I can’t work on my novel till I catch up on research, and I can’t blog till I’ve had a chance to work on my novel, and I can’t do errands, uh, ever. I pour all my effort into the task at hand so I can meet all my deadlines.
The funny thing is, not all the projects on my plate even have deadlines, or are urgent in any way. The urgent projects are mixed in with projects I’m doing for fun.
(When I say ‘project’, I mean any collection of tasks that require follow-through. Not all of them are creative.)
Each of my projects has a different motivation.

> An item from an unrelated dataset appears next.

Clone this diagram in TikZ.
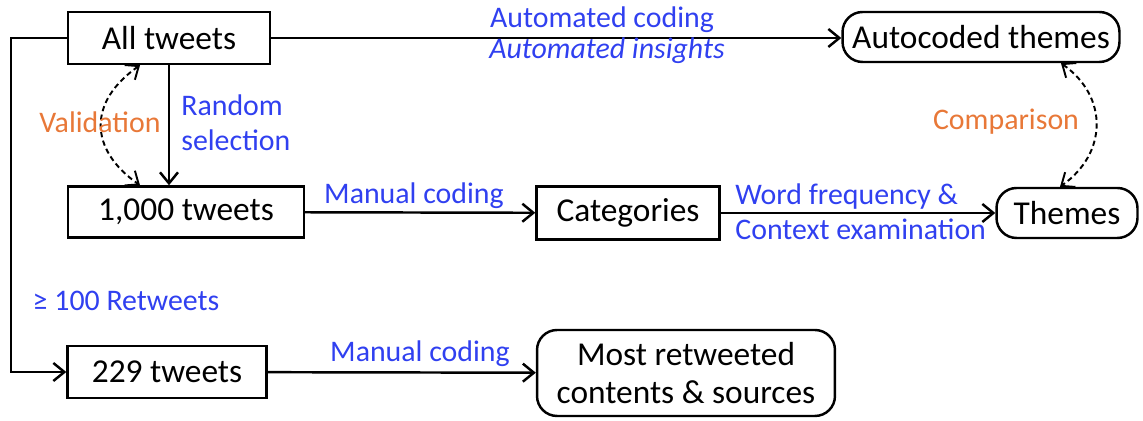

Barbara Sher writes in Refuse to Choose! about people with many interests, whom she calls ‘Scanners’, using the metaphor of a bee flitting from task to task:
We simply assume that a Scanner has a problem if he doesn’t stay at one interest as long as we believe he should stay — usually for his whole adult lifetime or at least until the job is “finished.” But if we don’t know why the Scanner is involved with a subject (that is, what kind of nectar he’s after), we really have no way of knowing what his Duration is, so we don’t know when he’s finished. [Emphasis added.]
Everyone is seeking a different reward (or ‘nectar’) from their project. Sher advocates letting yourself move freely from project to project, rather than trying to fit into a more specialist mold.
Reflecting on my own rewards, some of my projects are for:
- relaxation and fun,
- challenge and growth,
- spreading a message or some other external goal,
- making life easier.
Only the projects with external goals are truly time-sensitive. And the projects meant to make life easier are the ones that feel urgent when life is getting out of hand.